His unintended legacy is his contribution to modern ethics, but it has taken decades to mature. Nearly twenty years after his death, Field Naturalists still hired excursion trains to explore The Doward, and a boy in Symonds Yat was seen searching for a rotten rabbit to lure Purple Emperors in the hope of a handsome reward. But Albert Brydges Farn had proved that butterfly collecting, the hobby that he had himself popularised, could bring about extinction. No longer required by science, collecting became the object of derision and the hobby died out in Britain. Today it is illegal to liberate an alien species in Britain without a licence, or to trade or even handle endangered species.

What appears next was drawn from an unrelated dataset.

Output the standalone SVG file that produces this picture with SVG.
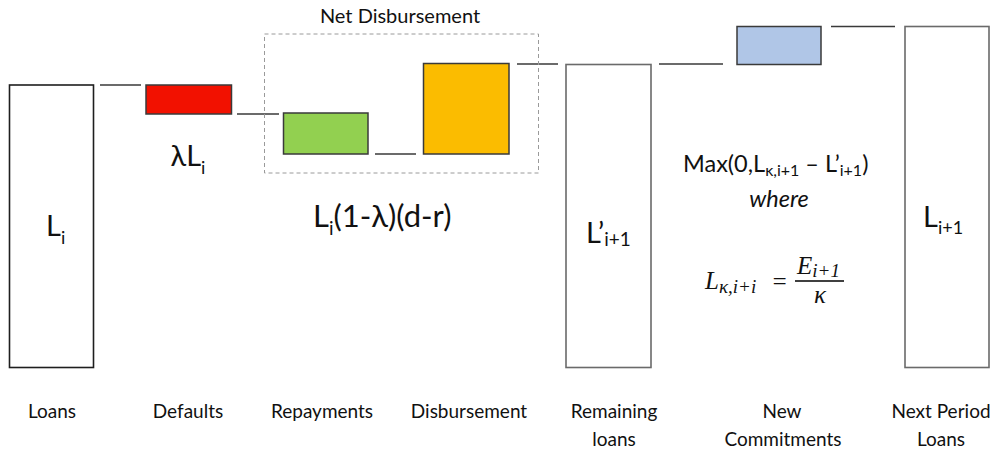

But the history of entomology in the Upper Wye Gorge presents new dilemmas for conservation: It has an unusually wide variety of species, but were any others introduced by The Planting Fraud to attract rich tourists? Six of the species Farn knew here are locally or even nationally extinct, but is it just the way we have changed their habitat, or did some only become extinct because butterfly collectors no longer visited by the trainload, so there was nobody to defraud by liberating them? Should extinct species be reintroduced? And as global warming pushes species onto higher ground and ever northwards, should the British Isles be used as an Ark to save alien species that are endangered across the English Channel?
Wye Valley Butterfly Zoo is located in the shadow of The Doward, and has a continuing program of research into the life of Albert Brydges Farn, the contemporary occurrence of butterfly species that the great collector knew there, and the feasibility of reintroduction of the extinct species.